--- Begin DATASET EXCERPT ---
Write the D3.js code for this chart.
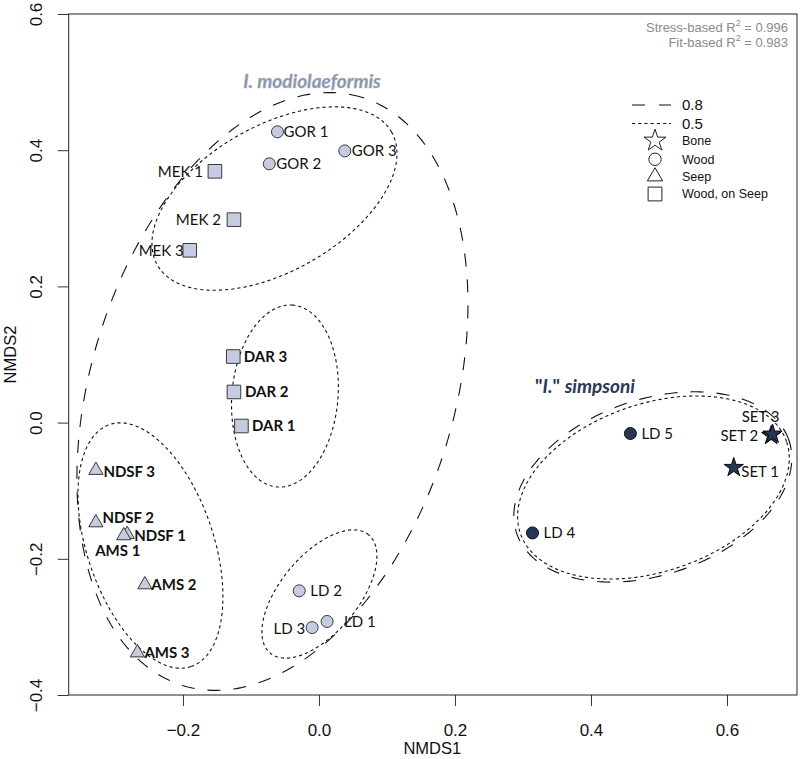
<!DOCTYPE html>
<html><head><meta charset="utf-8">
<script src="https://cdn.jsdelivr.net/npm/d3@7"></script>
<style>body{margin:0;background:#fff} svg{display:block}</style>
</head><body><svg id="chart" width="800" height="759"></svg>
<script>
// ---------------- data ----------------
const samples   = ["GOR 1","GOR 2","GOR 3","MEK 1","MEK 2","MEK 3","DAR 3","DAR 2","DAR 1",
                   "NDSF 3","NDSF 2","NDSF 1","AMS 1","AMS 2","AMS 3","LD 2","LD 3","LD 1",
                   "LD 5","LD 4","SET 1","SET 2","SET 3"];
const nmds1     = [-0.061,-0.073,0.038,-0.153,-0.125,-0.190,-0.126,-0.125,-0.114,
                   -0.328,-0.328,-0.282,-0.287,-0.256,-0.267,-0.029,-0.010,0.012,
                   0.458,0.314,0.610,0.665,0.667];
const nmds2     = [0.427,0.380,0.399,0.369,0.298,0.253,0.097,0.045,-0.005,
                   -0.070,-0.147,-0.164,-0.166,-0.238,-0.338,-0.247,-0.301,-0.292,
                   -0.016,-0.162,-0.066,-0.019,-0.017];
const substrate = ["Wood","Wood","Wood","Wood, on Seep","Wood, on Seep","Wood, on Seep",
                   "Wood, on Seep","Wood, on Seep","Wood, on Seep",
                   "Seep","Seep","Seep","Seep","Seep","Seep","Wood","Wood","Wood",
                   "Wood","Wood","Bone","Bone","Bone"];
const species   = ["mod","mod","mod","mod","mod","mod","mod","mod","mod",
                   "mod","mod","mod","mod","mod","mod","mod","mod","mod",
                   "simp","simp","simp","simp","simp"];
const boldLabel = ["DAR 3","DAR 2","DAR 1","NDSF 3","NDSF 2","NDSF 1","AMS 1","AMS 2","AMS 3"];

// ellipses (data units): similarity level, centre, semi-axes, rotation (deg)
const ellLevel = ["0.8","0.8","0.5","0.5","0.5","0.5","0.5"];
const ellCx    = [-0.0684, 0.491, -0.0654, -0.050, -0.2478, 0.0007, 0.4919];
const ellCy    = [ 0.0457,-0.0945, 0.329,  0.039, -0.1805,-0.2517,-0.0953];
const ellA     = [ 0.4515, 0.2115, 0.198,  0.134,  0.1875, 0.1131, 0.207];
const ellB     = [ 0.2674, 0.1287, 0.1068, 0.078,  0.0931, 0.0569, 0.123];
const ellAng   = [ 73.1,  18.9,   29.5,   85,    -71.4,   50.2,   19];

const xTicks = [-0.2, 0.0, 0.2, 0.4, 0.6];
const yTicks = [-0.4, -0.2, 0.0, 0.2, 0.4, 0.6];
const legendLevels = ["0.8","0.5"];
const legendSubstrates = ["Bone","Wood","Seep","Wood, on Seep"];
const stressR2 = "0.996", fitR2 = "0.983";

// ---------------- layout (label placement, px) ----------------
const labelLayout = {
  "GOR 1":[6,0,"start"],"GOR 2":[7,0,"start"],"GOR 3":[7,0,"start"],
  "MEK 1":[-12,0,"end"],"MEK 2":[-13,0,"end"],"MEK 3":[-6,0,"end"],
  "DAR 3":[10.5,0,"start"],"DAR 2":[11,0,"start"],"DAR 1":[10.5,0,"start"],
  "NDSF 3":[7.5,1,"start"],"NDSF 2":[6.5,-5,"start"],"NDSF 1":[7,1,"start"],
  "AMS 1":[-6,15,"middle"],"AMS 2":[6.5,0,"start"],"AMS 3":[7,0,"start"],
  "LD 2":[11,0,"start"],"LD 3":[-7,1,"end"],"LD 1":[17,0,"start"],
  "LD 5":[11,0,"start"],"LD 4":[11,0,"start"],
  "SET 1":[7.5,4.5,"start"],"SET 2":[-13,0,"end"],"SET 3":[-12,-17,"middle"]
};

// ---------------- chart ----------------
const svg = d3.select("#chart");
const L = 68.7, R = 797, T = 14, B = 695;
const x = d3.scaleLinear().domain([-0.368, 0.703]).range([L, R]);
const y = d3.scaleLinear().domain([-0.4, 0.6]).range([B, T]);
const axisFont = "'Liberation Sans', Arial, sans-serif";
const labFont = "Lato, 'Open Sans', sans-serif";
const lightFill = "#c5cce2", darkFill = "#263655";

// axes
const fmt = d => d3.format(".1f")(d);
const xAxis = svg.append("g").attr("transform", `translate(0,${B})`)
  .call(d3.axisBottom(x).tickValues(xTicks).tickSize(11).tickFormat(fmt));
xAxis.select(".domain").remove();
xAxis.selectAll("line").attr("stroke", "#333");
xAxis.selectAll("text").attr("y", 40.5).attr("dy", 0)
  .attr("font-family", axisFont).attr("font-size", 17).attr("fill", "#111");

const yAxis = svg.append("g").attr("transform", `translate(${L},0)`)
  .call(d3.axisLeft(y).tickValues(yTicks).tickSize(11).tickFormat(fmt));
yAxis.select(".domain").remove();
yAxis.selectAll("line").attr("stroke", "#333");
yAxis.selectAll("text").attr("x", 0).attr("dy", 0).attr("y", -27)
  .attr("transform", "rotate(-90)").attr("text-anchor", "middle")
  .attr("font-family", axisFont).attr("font-size", 17).attr("fill", "#111");

svg.append("text").attr("x", (L + R) / 2 - 0.5).attr("y", 754).attr("text-anchor", "middle")
  .attr("font-family", axisFont).attr("font-size", 16.5).attr("fill", "#111").text("NMDS1");
svg.append("text").attr("transform", `translate(16,${(T + B) / 2}) rotate(-90)`)
  .attr("text-anchor", "middle").attr("font-family", axisFont).attr("font-size", 16.5)
  .attr("fill", "#111").text("NMDS2");

// plot box
svg.append("rect").attr("x", L).attr("y", T).attr("width", R - L).attr("height", B - T)
  .attr("fill", "none").attr("stroke", "#222").attr("stroke-width", 1);

// ellipses
const dashFor = lv => lv === "0.8" ? "13,13" : "3.2,3";
const line = d3.line().x(d => x(d[0])).y(d => y(d[1])).curve(d3.curveLinearClosed);
ellLevel.forEach((lv, i) => {
  const th = ellAng[i] * Math.PI / 180, pts = [];
  for (let k = 0; k < 240; k++) {
    const t = 2 * Math.PI * k / 240;
    const u = ellA[i] * Math.cos(t), v = ellB[i] * Math.sin(t);
    pts.push([ellCx[i] + u * Math.cos(th) - v * Math.sin(th),
              ellCy[i] + u * Math.sin(th) + v * Math.cos(th)]);
  }
  svg.append("path").attr("d", line(pts)).attr("fill", "none").attr("stroke", "#111")
    .attr("stroke-width", 1.1).attr("stroke-dasharray", dashFor(lv));
});

// symbols
const symType = {"Bone": d3.symbolStar, "Wood": d3.symbolCircle, "Seep": d3.symbolTriangle, "Wood, on Seep": d3.symbolSquare};
const symSize = {"Bone": 115, "Wood": 113, "Seep": 88, "Wood, on Seep": 185};

const pts = samples.map((s, i) => ({name: s, x: nmds1[i], y: nmds2[i], sub: substrate[i], sp: species[i]}));
svg.append("g").selectAll("path").data(pts).join("path")
  .attr("transform", d => `translate(${x(d.x)},${y(d.y)})`)
  .attr("d", d => d3.symbol(symType[d.sub], symSize[d.sub])())
  .attr("fill", d => d.sp === "simp" ? darkFill : lightFill)
  .attr("stroke", d => d.sp === "simp" ? "#0d0d0d" : "#3a3a3a").attr("stroke-width", 1);

svg.append("g").selectAll("text").data(pts).join("text")
  .attr("x", d => x(d.x) + labelLayout[d.name][0])
  .attr("y", d => y(d.y) + labelLayout[d.name][1])
  .attr("dy", "0.35em").attr("text-anchor", d => labelLayout[d.name][2])
  .attr("font-family", labFont).attr("font-size", 15)
  .attr("font-weight", d => boldLabel.includes(d.name) ? "bold" : "normal")
  .attr("fill", "#111").text(d => d.name);

// group labels
svg.append("text").attr("x", 312).attr("y", 88).attr("text-anchor", "middle")
  .attr("font-family", labFont).attr("font-size", 19).attr("font-weight", "bold")
  .attr("font-style", "italic").attr("fill", "#8b94ab")
  .attr("stroke", "#aab2c6").attr("stroke-width", 0.4).text("I. modiolaeformis");
const simpLab = svg.append("text").attr("x", 585).attr("y", 393).attr("text-anchor", "middle")
  .attr("font-family", labFont).attr("font-size", 19).attr("font-weight", "bold").attr("fill", "#2b3855");
simpLab.append("tspan").text("\"");
simpLab.append("tspan").attr("font-style", "italic").text("I.");
simpLab.append("tspan").text("\" ");
simpLab.append("tspan").attr("font-style", "italic").text("simpsoni");

// R² text
[["Stress-based R", stressR2, 32], ["Fit-based R", fitR2, 47]].forEach(([lab, val, yy]) => {
  const t = svg.append("text").attr("x", 788).attr("y", yy).attr("text-anchor", "end")
    .attr("font-family", axisFont).attr("font-size", 13).attr("fill", "#8a8a8a");
  t.append("tspan").text(lab);
  t.append("tspan").attr("dy", -6).attr("font-size", 9).text("2");
  t.append("tspan").attr("dy", 6).text(" = " + val);
});

// legend
const lg = svg.append("g");
legendLevels.forEach((lv, i) => {
  const yy = 105 + i * 18.5;
  lg.append("line").attr("x1", 632).attr("x2", 671).attr("y1", yy).attr("y2", yy)
    .attr("stroke", "#111").attr("stroke-width", 1.1)
    .attr("stroke-dasharray", lv === "0.8" ? "13,14" : "3.2,3");
  lg.append("text").attr("x", 682).attr("y", yy).attr("dy", "0.35em")
    .attr("font-family", axisFont).attr("font-size", 15).attr("fill", "#111").text(lv);
});
const legY = [140.7, 159.3, 176.5, 194];
legendSubstrates.forEach((s, i) => {
  lg.append("path").attr("transform", `translate(655,${legY[i]})`)
    .attr("d", d3.symbol(symType[s], s === "Bone" ? 150 : s === "Wood, on Seep" ? 190 : s === "Seep" ? 100 : 120)())
    .attr("fill", "none").attr("stroke", "#222").attr("stroke-width", 1);
  lg.append("text").attr("x", 682).attr("y", legY[i]).attr("dy", "0.35em")
    .attr("font-family", axisFont).attr("font-size", 12.5).attr("fill", "#111").text(s);
});
</script></body></html>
--- End DATASET EXCERPT ---
*BRIEF*: List all lines where "chart" occurs.

*COMPLETE ANSWER*:
Write the D3.js code for this chart.
</head><body><svg id="chart" width="800" height="759"></svg>
// ---------------- chart ----------------
const svg = d3.select("#chart");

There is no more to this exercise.